Pues sí, ya volvemos a estar en primavera, aunque de momento no lo parezca con este rosario de borrascas que hemos tenido. Bendita agua cuando se habla de sequía y maldita cuando rebosa ríos y pantanos sin tregua y sin piedad, arrasando todo lo que encuentra a su paso.
Añoro las primaveras de mi juventud. Las mañanas frescas con olor a hierba joven, que empezaba a crecer salpicada del rojo carmesí de las amapolas. Las tardes de música y lectura, mientras los demás dormían siestas "digestivas". Y las noches eran lo mejor, acurrucada en la hamaca disfrutando del silencio, de un silencio envidiable, sin tráfico, sin ruidos invadiendo y evitando la tranquilidad. A veces solo el sonido de una armónica te hacía levitar, era mi hermano, hace ya demasiado tiempo que sus notas flotan y sus breves susurros salen de mi corazón.
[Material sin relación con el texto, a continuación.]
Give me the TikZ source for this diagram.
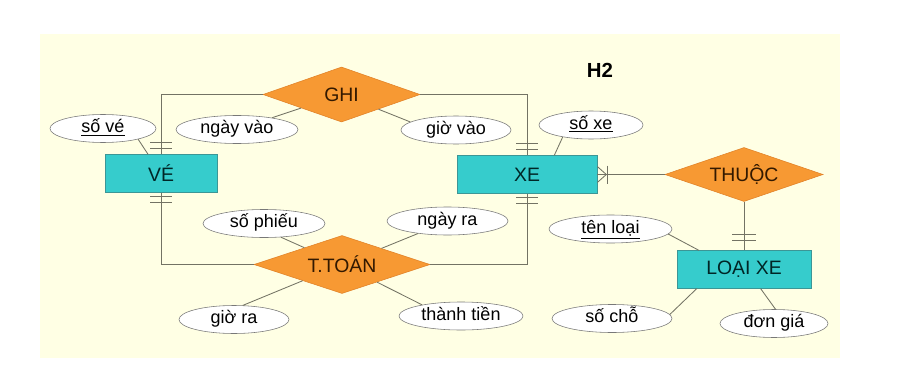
\documentclass[tikz,border=0pt]{standalone}
\usepackage{fontspec}
\setmainfont{Liberation Sans}
\usepackage{tikz}
\usetikzlibrary{shapes.geometric}
\definecolor{bgyellow}{RGB}{255,255,228}
\definecolor{entityfill}{RGB}{54,204,204}
\definecolor{entityline}{RGB}{60,150,150}
\definecolor{relfill}{RGB}{247,153,51}
\definecolor{relline}{RGB}{225,130,40}
\definecolor{linkgray}{RGB}{115,115,100}
\definecolor{attrline}{RGB}{120,120,120}

\begin{document}
\begin{tikzpicture}[x=0.025cm, y=-0.025cm,
  entity/.style={draw=entityline, fill=entityfill, minimum height=0.94cm, inner sep=1pt, font=\fontsize{13.8}{16}\selectfont, text=black!70!teal},
  rel/.style={diamond, draw=relline, fill=relfill, aspect=3, inner sep=0pt, font=\fontsize{13.8}{16}\selectfont, text=black!80!orange},
  attr/.style={ellipse, draw=attrline, fill=white, minimum height=0.7cm, inner sep=0pt, text height=8pt, text depth=2pt, font=\fontsize{12.8}{15}\selectfont},
  link/.style={draw=linkgray, line width=0.6pt},
  tick/.style={draw=linkgray, line width=0.6pt}]
  \useasboundingbox (0,0) rectangle (901,368);
  \fill[bgyellow] (40,34) rectangle (840,358);
  \node[font=\bfseries\fontsize{14.5}{16}\selectfont] (h2) at (600,70) {H2};

  \node[rel, minimum width=3.925cm, minimum height=1.375cm] (ghi) at (341.5,94.5) {GHI};
  \node[rel, minimum width=3.95cm, minimum height=1.35cm] (thuoc) at (744,174.5) {THUỘC};
  \node[rel, minimum width=4.4cm, minimum height=1.45cm] (ttoan) at (342,264.5) {T.TOÁN};
  \node[entity, minimum width=2.8cm] (ve) at (161,173.5) {VÉ};
  \node[entity, minimum width=3.5cm] (xe) at (527,174.5) {XE};
  \node[entity, minimum width=3.35cm] (loaixe) at (744,269.5) {LOẠI XE};

  \node[attr, minimum width=2.65cm] (sove) at (103,128.5) {\underline{số vé}};
  \node[attr, minimum width=3.05cm] (ngayvao) at (237,129.5) {ngày vào};
  \node[attr, minimum width=2.75cm] (giovao) at (456,130) {giờ vào};
  \node[attr, minimum width=2.6cm] (soxe) at (591,125) {\underline{số xe}};
  \node[attr, minimum width=3.05cm] (sophieu) at (264,223.5) {số phiếu};
  \node[attr, minimum width=3.025cm] (ngayra) at (447.5,221) {ngày ra};
  \node[attr, minimum width=2.75cm] (giora) at (234,319.5) {giờ ra};
  \node[attr, minimum width=3.1cm] (thanhtien) at (461,316) {thành tiền};
  \node[attr, minimum width=3.075cm] (tenloai) at (610.5,229) {\underline{tên loại}};
  \node[attr, minimum width=3cm] (socho) at (612,318.5) {số chỗ};
  \node[attr, minimum width=2.7cm] (dongia) at (774,323.5) {đơn giá};

  \draw[link] (ve.north) |- (ghi.west);
  \draw[link] (ghi.east) -| (xe.north);
  \draw[link] (ve.south) |- (ttoan.west);
  \draw[link] (xe.south) |- (ttoan.east);
  \draw[link] (thuoc.west) -- (xe.east);
  \draw[link] (thuoc.south) -- (loaixe.north);

  \draw[link] (sove.-17) -- (ve.124);
  \draw[link] (ngayvao) -- (ghi);
  \draw[link] (giovao.170) -- (ghi);
  \draw[link] (soxe.-157) -- (xe.35);
  \draw[link] (sophieu.-39) -- (ttoan);
  \draw[link] (ngayra.-157) -- (ttoan);
  \draw[link] (giora.58) -- (ttoan);
  \draw[link] (thanhtien.164) -- (ttoan);
  \draw[link] (tenloai.-5) -- (loaixe.157);
  \draw[link] (socho.4) -- (loaixe.-158);
  \draw[link] (dongia.84) -- (loaixe.-49);

  \draw[tick] ([shift={(-11,-6)}]ve.north) -- ++(22,0) ([shift={(-11,-12)}]ve.north) -- ++(22,0);
  \draw[tick] ([shift={(-11,4)}]ve.south) -- ++(22,0) ([shift={(-11,10)}]ve.south) -- ++(22,0);
  \draw[tick] ([shift={(-11,-6)}]xe.north) -- ++(22,0) ([shift={(-11,-12)}]xe.north) -- ++(22,0);
  \draw[tick] ([shift={(-11,4)}]xe.south) -- ++(22,0) ([shift={(-11,10)}]xe.south) -- ++(22,0);
  \draw[tick] ([shift={(-12,-10)}]loaixe.north) -- ++(24,0) ([shift={(-12,-16)}]loaixe.north) -- ++(24,0);
  \draw[link] ([shift={(0,-8)}]xe.east) -- ++(9,8) -- ++(-9,8);
  \draw[link] ([shift={(10,-9)}]xe.east) -- ++(0,18);
\end{tikzpicture}
\end{document}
Y es que el silencio no tiene rostro, la soledad lo dibuja recordando. Ni tiene color, la soledad lo pinta de negro y lo cubre de sombras.
El silencio no tiene pentagramas, la soledad es toda una sinfonía de lamentos. El silencio tiene un cuerpo frágil, la soledad lo acaricia noche a noche. El silencio canta en verano y primavera, la soledad llora en otoño y en invierno. Todo sucede en un plácido éxtasis.
Las noches más bellas son aquellas en las que la luna se viste de dorado y adorna su cabello con conchas de nácar, regalo del mar.
Su imagen rodeada de estrellas crea el escenario perfecto para que la pluma del poeta exprese su sentir, para que yo misma quede en trance por el resplandor que me produce la luz, que ha sido siempre una fuente de inspiración.
La luna cae y se corporiza. Viene a mis pies y me la llevo. Unidas las dos vamos sin fronteras. Miro de reojo y es verde y amarilla como la piel de un plátano. Mientras el mundo intenta liberarse de la miseria de las guerras, yo camino sorteando charcos de sangre, de la escarlata sangre de la luna.